Mère, les rishis védiques, est-ce que c’étaient des hommes évolués à cet état, ou bien des manifestations spéciales?

Qu’est-ce que tu veux dire? Si c’étaient des hommes de l’évolution ou des hommes de l’involution?

C’étaient probablement... non... c’étaient sûrement des hommes de l’involution. Mais le corps était le produit de l’évolution.

Mais il est tout à fait certain que c’étaient des êtres involués, c’est-à-dire des êtres qui étaient descendus des régions supérieures et qui se servaient de ces corps, qui s’étaient identifiés à ces corps.

C’est ça, ce que j’avais dit l’autre jour, n’est-ce pas: ce qui a changé totalement le cours du développement terrestre et humain, c’est quand les corps se sont trouvés être assez perfectionnés pour pouvoir servir d’instruments à des êtres des régions supérieures, qui sont venus s’incarner en eux pour s’en servir. Et il paraît évident que les rishis en étaient — sinon tous, au moins ceux qui conduisaient, ceux qui étaient à la tête. Mais très probablement, ils formaient un groupe qui devait avoir sa réalisation propre et très indépendante de l’entourage. Ils vivaient d’ailleurs suffisamment isolés, si ce que l’on dit est exact.

(silence)

C’est tout? Plus rien? Non?

Mère, l’évolution se poursuivra, ou sera-t-elle remplacée par l’involution? C’est-à-dire...

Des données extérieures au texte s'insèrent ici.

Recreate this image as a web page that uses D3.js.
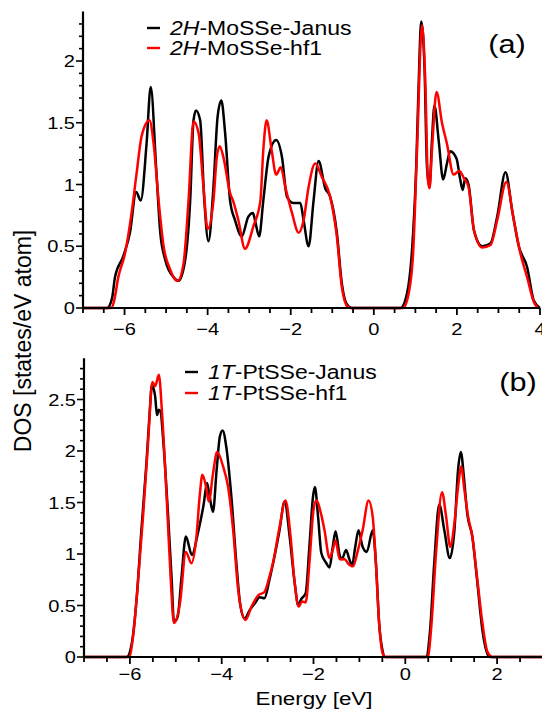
<!DOCTYPE html>
<html>
<head>
<meta charset="utf-8">
<script src="https://cdn.jsdelivr.net/npm/d3@7"></script>
<style>
  html, body { margin: 0; padding: 0; background: #fff; }
  svg { display: block; font-family: "Liberation Sans", Arial, sans-serif; }
</style>
</head>
<body>
<div id="chart"></div>
<script>
// ---- data: [energy eV, DOS] ----
const moJanus = [[-7,0],[-6.42,0],[-6.3,0.08],[-6.23,0.25],[-6.03,0.42],[-5.87,0.61],[-5.72,0.94],[-5.61,0.87],[-5.47,1.33],[-5.37,1.79],[-5.24,1.14],[-5.14,0.61],[-5.02,0.39],[-4.82,0.25],[-4.70,0.22],[-4.54,0.39],[-4.42,0.87],[-4.34,1.52],[-4.28,1.60],[-4.18,1.52],[-4.08,0.87],[-3.98,0.54],[-3.86,0.98],[-3.76,1.55],[-3.67,1.68],[-3.58,1.42],[-3.46,0.87],[-3.34,0.71],[-3.18,0.58],[-3.02,0.74],[-2.91,0.77],[-2.86,0.71],[-2.76,0.58],[-2.66,0.87],[-2.53,1.23],[-2.35,1.36],[-2.21,1.22],[-2.09,0.90],[-1.93,0.85],[-1.77,0.85],[-1.69,0.71],[-1.57,0.50],[-1.45,0.87],[-1.33,1.19],[-1.17,0.97],[-1.05,0.90],[-0.89,0.61],[-0.77,0.20],[-0.65,0.03],[-0.53,0],[0.64,0],[0.80,0.12],[0.92,0.47],[1.02,1.14],[1.08,1.82],[1.14,2.32],[1.22,1.95],[1.28,1.14],[1.34,0.98],[1.40,1.36],[1.46,1.64],[1.56,1.36],[1.67,1.04],[1.76,1.17],[1.84,1.27],[1.99,1.21],[2.08,1.04],[2.14,0.955],[2.20,1.05],[2.28,1.00],[2.41,0.63],[2.61,0.50],[2.81,0.525],[2.97,0.74],[3.17,1.10],[3.33,0.79],[3.49,0.50],[3.69,0.33],[3.85,0.06],[4.0,0]];

const moHf1 = [[-7,0],[-6.32,0],[-6.25,0.06],[-6.15,0.25],[-5.99,0.44],[-5.83,0.77],[-5.71,1.09],[-5.59,1.39],[-5.40,1.52],[-5.30,1.33],[-5.18,0.87],[-5.06,0.50],[-4.90,0.31],[-4.78,0.23],[-4.72,0.22],[-4.58,0.36],[-4.46,0.87],[-4.34,1.51],[-4.22,1.42],[-4.10,0.98],[-4.00,0.64],[-3.86,0.87],[-3.78,1.22],[-3.71,1.31],[-3.62,1.22],[-3.46,0.93],[-3.38,0.86],[-3.26,0.71],[-3.10,0.48],[-2.90,0.66],[-2.73,0.87],[-2.66,1.28],[-2.58,1.52],[-2.46,1.28],[-2.35,1.08],[-2.24,1.14],[-2.13,0.98],[-1.97,0.77],[-1.81,0.61],[-1.69,0.71],[-1.57,0.98],[-1.41,1.17],[-1.25,1.06],[-1.05,0.90],[-0.89,0.58],[-0.77,0.17],[-0.63,0.01],[-0.55,0],[0.70,0],[0.84,0.12],[0.95,0.47],[1.04,1.28],[1.16,2.29],[1.24,1.82],[1.30,1.05],[1.34,0.97],[1.40,1.28],[1.51,1.75],[1.64,1.50],[1.76,1.33],[1.92,1.08],[2.06,1.11],[2.17,1.05],[2.28,0.98],[2.41,0.63],[2.61,0.49],[2.81,0.51],[2.97,0.71],[3.19,1.02],[3.37,0.71],[3.53,0.44],[3.69,0.25],[3.85,0.05],[3.97,0],[4,0]];

const ptJanus = [[-7,0],[-6.07,0],[-5.96,0.13],[-5.85,0.585],[-5.75,1.23],[-5.64,1.88],[-5.57,2.37],[-5.52,2.64],[-5.45,2.53],[-5.41,2.35],[-5.37,2.40],[-5.33,2.38],[-5.28,2.14],[-5.17,1.39],[-5.09,0.75],[-5.04,0.34],[-4.96,0.39],[-4.88,0.75],[-4.78,1.17],[-4.65,0.99],[-4.52,1.20],[-4.39,1.49],[-4.32,1.69],[-4.26,1.55],[-4.19,1.41],[-4.11,1.82],[-4.04,2.14],[-3.98,2.20],[-3.90,2.04],[-3.79,1.56],[-3.68,0.91],[-3.60,0.52],[-3.50,0.375],[-3.39,0.455],[-3.28,0.52],[-3.17,0.58],[-3.07,0.57],[-2.96,0.75],[-2.88,0.91],[-2.74,1.23],[-2.63,1.51],[-2.52,1.17],[-2.41,0.72],[-2.33,0.50],[-2.27,0.56],[-2.17,0.62],[-2.09,1.07],[-2.01,1.56],[-1.97,1.65],[-1.90,1.36],[-1.83,1.01],[-1.72,0.91],[-1.65,0.87],[-1.58,1.07],[-1.52,1.22],[-1.43,0.99],[-1.38,0.95],[-1.29,1.04],[-1.22,0.95],[-1.16,0.89],[-1.09,1.07],[-1.02,1.23],[-0.93,1.07],[-0.84,1.02],[-0.71,1.23],[-0.64,0.91],[-0.57,0.33],[-0.50,0.07],[-0.45,0],[0.45,0],[0.54,0.26],[0.63,0.91],[0.74,1.48],[0.85,1.23],[0.97,0.96],[1.07,1.23],[1.15,1.82],[1.21,1.99],[1.28,1.73],[1.35,1.39],[1.46,1.17],[1.57,0.72],[1.68,0.26],[1.79,0.03],[1.85,0],[3,0]];

const ptHf1 = [[-7,0],[-6.02,0],[-5.93,0.2],[-5.82,0.75],[-5.71,1.39],[-5.60,2.11],[-5.51,2.67],[-5.45,2.63],[-5.37,2.74],[-5.30,2.37],[-5.20,1.56],[-5.11,0.75],[-5.04,0.33],[-4.91,0.52],[-4.78,1.02],[-4.66,0.91],[-4.55,1.17],[-4.48,1.56],[-4.42,1.77],[-4.34,1.65],[-4.28,1.51],[-4.19,1.78],[-4.10,1.99],[-3.97,1.85],[-3.86,1.65],[-3.75,1.23],[-3.64,0.65],[-3.48,0.36],[-3.35,0.49],[-3.20,0.60],[-3.07,0.63],[-2.96,0.78],[-2.88,0.92],[-2.74,1.26],[-2.61,1.52],[-2.50,1.17],[-2.41,0.72],[-2.32,0.49],[-2.25,0.54],[-2.17,0.53],[-2.09,0.91],[-2.00,1.43],[-1.94,1.52],[-1.83,1.38],[-1.76,1.23],[-1.65,0.96],[-1.58,1.04],[-1.52,1.13],[-1.43,0.95],[-1.32,0.95],[-1.25,0.91],[-1.14,0.88],[-1.03,1.04],[-0.93,1.23],[-0.80,1.52],[-0.71,1.36],[-0.64,0.91],[-0.57,0.33],[-0.49,0.03],[-0.43,0],[0.49,0],[0.56,0.26],[0.67,1.01],[0.80,1.60],[0.89,1.36],[0.98,1.07],[1.07,1.30],[1.15,1.65],[1.22,1.85],[1.28,1.65],[1.37,1.36],[1.46,1.17],[1.57,0.75],[1.68,0.33],[1.79,0.05],[1.90,0],[3,0]];

const xTicksA = [-6, -4, -2, 0, 2, 4];
const xTicksB = [-6, -4, -2, 0, 2];
const yTicksA = [0, 0.5, 1, 1.5, 2];
const yTicksB = [0, 0.5, 1, 1.5, 2, 2.5];
const legendA = [["2H", "-MoSSe-Janus"], ["2H", "-MoSSe-hf1"]];
const legendB = [["1T", "-PtSSe-Janus"], ["1T", "-PtSSe-hf1"]];
const colors = ["#000000", "#ff0000"];

const W = 542, H = 713;
const SX = 1.18; // original figure text is a bit wide

const svg = d3.select("#chart").append("svg")
  .attr("width", W).attr("height", H);

// stretched text helper
function txt(g, x, y, s, size, anchor) {
  return g.append("text")
    .attr("transform", `translate(${x},${y}) scale(${SX},1)`)
    .attr("text-anchor", anchor || "start")
    .attr("font-size", size)
    .attr("fill", "#000")
    .text(s);
}

function panel(cfg) {
  const g = svg.append("g");
  const x = d3.scaleLinear().domain(cfg.xDom).range(cfg.xRange);
  const y = d3.scaleLinear().domain(cfg.yDom).range(cfg.yRange);

  // curves
  const line = d3.line()
    .x(d => x(d[0])).y(d => y(d[1]))
    .curve(d3.curveMonotoneX);

  cfg.series.forEach((s, i) => {
    g.append("path")
      .datum(s)
      .attr("d", line)
      .attr("fill", "none")
      .attr("stroke", colors[i])
      .attr("stroke-width", 2.5)
      .attr("stroke-linejoin", "round");
  });

  // minor ticks x (every 0.5)
  const xMinor = d3.range(cfg.xDom[0], cfg.xDom[1] + 0.01, 0.5);
  g.selectAll(".xm").data(xMinor).enter().append("line")
    .attr("x1", d => x(d)).attr("x2", d => x(d))
    .attr("y1", y(0)).attr("y2", d => y(0) + (Math.abs(d % 2) < 1e-6 ? 7 : 5))
    .attr("stroke", "#000").attr("stroke-width", 1.8);

  // minor ticks y (every 0.1)
  const yMinor = d3.range(0, cfg.yDom[1] - 0.05, 0.1);
  g.selectAll(".ym").data(yMinor).enter().append("line")
    .attr("x1", x(cfg.xDom[0])).attr("x2", (d, i) => x(cfg.xDom[0]) - (i % 5 === 0 ? 7 : 4))
    .attr("y1", d => y(d)).attr("y2", d => y(d))
    .attr("stroke", "#000").attr("stroke-width", 1.6);

  // axis lines
  g.append("line")
    .attr("x1", x(cfg.xDom[0]) - 1).attr("x2", cfg.xRange[1])
    .attr("y1", y(0)).attr("y2", y(0))
    .attr("stroke", "#000").attr("stroke-width", 2.2);
  g.append("line")
    .attr("x1", x(cfg.xDom[0])).attr("x2", x(cfg.xDom[0]))
    .attr("y1", y(0)).attr("y2", y(cfg.yDom[1]))
    .attr("stroke", "#000").attr("stroke-width", 2.2);

  // tick labels
  cfg.xTicks.forEach(t => txt(g, x(t), y(0) + cfg.xLabOff, d3.format("d")(t), 17, "middle"));
  cfg.yTicks.forEach(t => txt(g, x(cfg.xDom[0]) - 8, y(t) + 6, String(t), 17, "end"));

  // legend
  cfg.legend.forEach((l, i) => {
    const ly = cfg.legY + i * cfg.legGap;
    g.append("line")
      .attr("x1", cfg.legX).attr("x2", cfg.legX + 13)
      .attr("y1", ly).attr("y2", ly)
      .attr("stroke", colors[i]).attr("stroke-width", 2.4);
    const t = txt(g, cfg.legX + 23, ly + 7, "", 19.5, "start");
    t.append("tspan").attr("font-style", "italic").text(l[0]);
    t.append("tspan").text(l[1]);
  });

  txt(g, cfg.tag[0], cfg.tag[1], cfg.tag[2], 26, "middle");
}

panel({
  xDom: [-7, 4], xRange: [83, 540],
  yDom: [0, 2.4], yRange: [308, 11.6],
  series: [moJanus, moHf1],
  xTicks: xTicksA, yTicks: yTicksA, xLabOff: 27,
  legend: legendA, legX: 147, legY: 28, legGap: 20,
  tag: [507, 53, "(a)"]
});

panel({
  xDom: [-7, 3], xRange: [84, 543],
  yDom: [0, 2.9], yRange: [657, 358.3],
  series: [ptJanus, ptHf1],
  xTicks: xTicksB, yTicks: yTicksB, xLabOff: 23,
  legend: legendB, legX: 185, legY: 372, legGap: 21,
  tag: [518, 391, "(b)"]
});

// axis titles
txt(svg, 314, 705, "Energy [eV]", 19, "middle");
svg.append("text")
  .attr("transform", "translate(31,341) rotate(-90)")
  .attr("text-anchor", "middle")
  .attr("font-size", 23)
  .attr("fill", "#000")
  .text("DOS [states/eV atom]");
</script>
</body>
</html>
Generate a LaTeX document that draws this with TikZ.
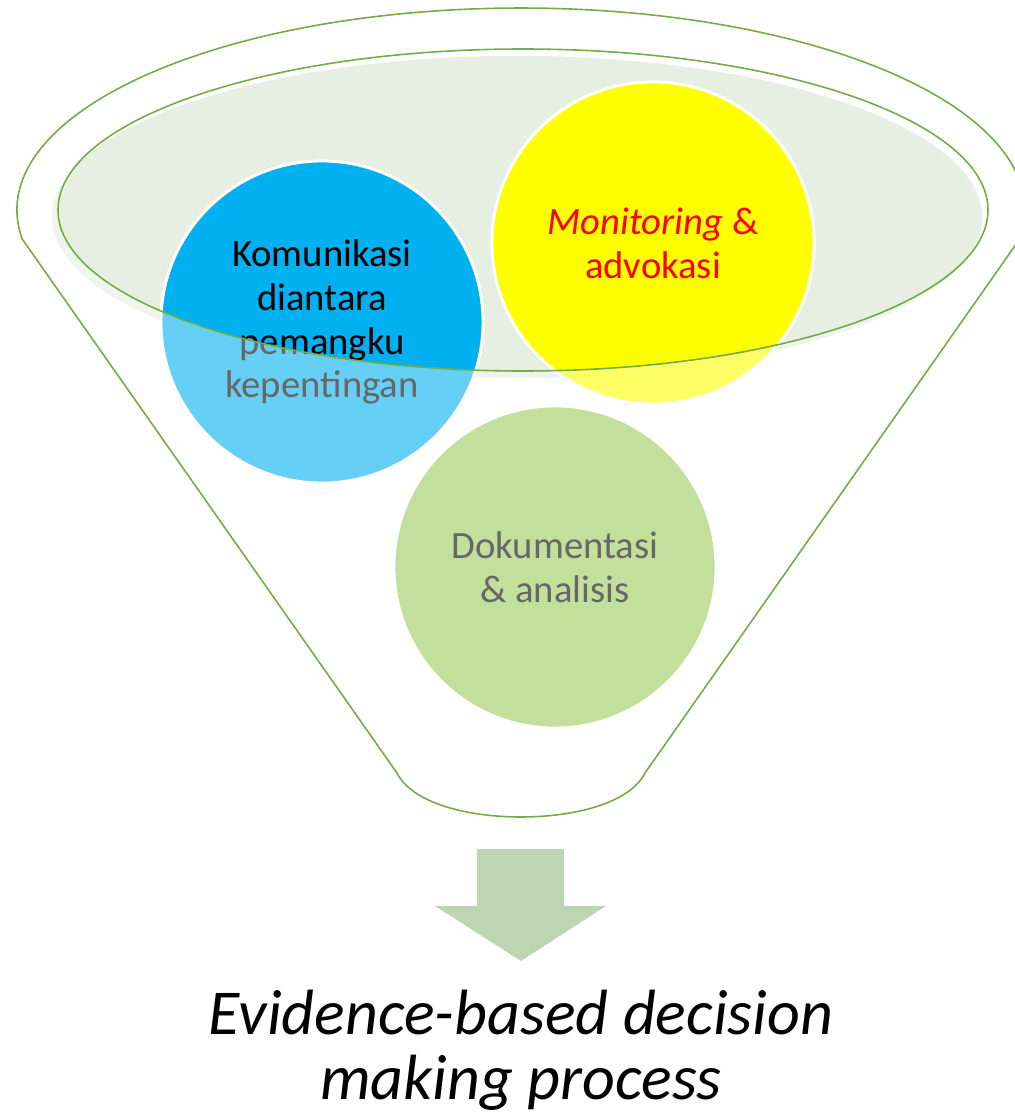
\documentclass[tikz,border=0pt]{standalone}
\usepackage{fontspec}
\setmainfont{Carlito}
\usepackage{tikz}
\usetikzlibrary{positioning}

\definecolor{funnelgreen}{HTML}{70AD47}
\definecolor{rimfill}{HTML}{E7EFE3}
\definecolor{rimshade}{HTML}{EFF4ED}
\definecolor{bluefull}{HTML}{00B0F0}
\definecolor{bluelight}{HTML}{66CFF5}
\definecolor{yellowfull}{HTML}{FFFF00}
\definecolor{yellowlight}{HTML}{FFFF66}
\definecolor{greenlight}{HTML}{C2E09B}
\definecolor{textgray}{HTML}{676767}
\definecolor{arrowgreen}{HTML}{BED5B4}
\definecolor{textred}{HTML}{FF0000}

\begin{document}
\begin{tikzpicture}[
    bubble/.style={circle, draw=white, line width=0.8pt, minimum size=3.22cm,
      inner sep=0pt, align=center, font=\fontsize{11}{12.5}\selectfont},
    funnel/.style={draw=funnelgreen, line width=0.45pt}
  ]
  \useasboundingbox (0,0) rectangle (10.15,11.13);

  % Funnel
  \draw[funnel] (0.222,8.74) arc[start angle=188.25, end angle=-8.25, x radius=5.04cm, y radius=2.02cm]
    -- (6.45,3.40) .. controls (6.30,3.10) and (5.75,2.96) .. (5.21,2.96)
    .. controls (4.67,2.96) and (4.12,3.10) .. (3.97,3.40) -- cycle;

  % Top of the funnel
  \fill[rimshade] (5.17,8.96) ellipse [x radius=4.65cm, y radius=1.61cm];
  \begin{scope}
    \clip (5.17,8.96) ellipse [x radius=4.65cm, y radius=1.61cm];
    \fill[rimfill] (5.23,9.03) ellipse [x radius=4.65cm, y radius=1.61cm];
  \end{scope}

  % Bubbles
  \node[bubble, fill=bluelight, text=textgray] (komu) at (3.22,7.91) {Komunikasi\\diantara\\pemangku\\kepentingan};
  \node[bubble, fill=yellowlight] (moni) at (6.53,8.70) {};
  \node[bubble, fill=greenlight, text=textgray] (doku) at (5.55,5.46) {Dokumentasi\\\& analisis};

  \begin{scope}
    \clip (5.23,9.03) ellipse [x radius=4.65cm, y radius=1.61cm];
    \node[bubble, fill=bluefull] (komuin) at (komu) {Komunikasi\\diantara\\pemangku\\kepentingan};
    \node[bubble, fill=yellowfull, text=textred] (moniin) at (moni) {\textit{Monitoring} \&\\advokasi};
  \end{scope}

  \draw[funnel] (5.23,9.03) ellipse [x radius=4.65cm, y radius=1.61cm];

  % Arrow
  \fill[arrowgreen] (4.77,2.64) -- (5.64,2.64) -- (5.64,2.07) -- (6.06,2.07)
    -- (5.21,1.52) -- (4.35,2.07) -- (4.77,2.07) -- cycle;

  \node[font=\fontsize{18.2}{18.6}\selectfont\itshape, align=center] (result) at (5.21,0.63)
    {Evidence-based decision\\making process};
\end{tikzpicture}
\end{document}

Oui, j’ai compris. Mais ce que je ne comprends pas c’est le sens de ta question. Si le processus du développement terrestre continuera par une évolution...?

... ou si cela sera remplacé par une involution?

Oui... Mais il y a une chose que tu oublies. C’est que Sri Aurobindo a dit que chaque espèce nouvelle qui apparaissait sur la terre était le résultat d’une involution. Par conséquent, il y a toujours eu la combinaison des deux. Un double travail: un travail qui va de bas en haut, et une réponse qui va de haut en bas.

Mère, l’évolution, n’est-ce pas le Divin inhérent qui se manifeste? Alors pourquoi est-elle nécessaire?

L’involution ou l’évolution?

L’évolution. C’est-à-dire, par exemple, il y a eu d’abord l’évolution du mental des animaux. Alors on a dit que le mental c’était déjà...

En principe...

Caché en principe.

En principe oui — et c’est ça qui prépare; on a appelé ça de toutes sortes de noms: une étincelle divine, une Présence, etc., qui est infusée dans l’obscurité de la Matière pour commencer l’évolution. Mais il y a une autre chose: il y a une descente et identification d’êtres, d’êtres conscients, d’individualités, dans les formes produites par l’évolution. Et alors, il y a une union qui se produit entre des êtres des régions supérieures et les formes qui ont été évoluées par cette Présence divine. Et l’identification se produit entre cette divinité immanente et cet être qui descend. N’est-ce pas, c’est quand l’être psychique, par exemple, s’identifie à une personnalité d’ordre supérieur, une émanation divine, une vibhûti qui vient s’identifier à un être psychique — c’est ça, c’est cette chose-là. Mais ce n’est pas l’un ou l’autre. L’un fait un travail comme ça, comme je dis, un travail de développement du dedans au dehors; et l’autre, c’est quelque chose qui descend, et qui prend possession de ce que l’autre a préparé.

Généralement, ce sont des phénomènes individuels. Ces identifications-là sont des phénomènes individuels. Généralement. Je ne dis pas qu’il soit impossible que ça soit un phénomène collectif; mais enfin généralement, ce sont des phénomènes individuels.

Mais enfin, il suffit d’avoir l’expérience et on comprend. Ça devient très clair! Par conséquent, il ne faut pas parler, il faut agir. Voilà. C’est tout?

Bonne nuit, mes enfants!

 

1 Yoga, en sanskrit, veut dire union. De la racine yuj (unir) que l’on retrouve dans le français joug et l’anglais yoke.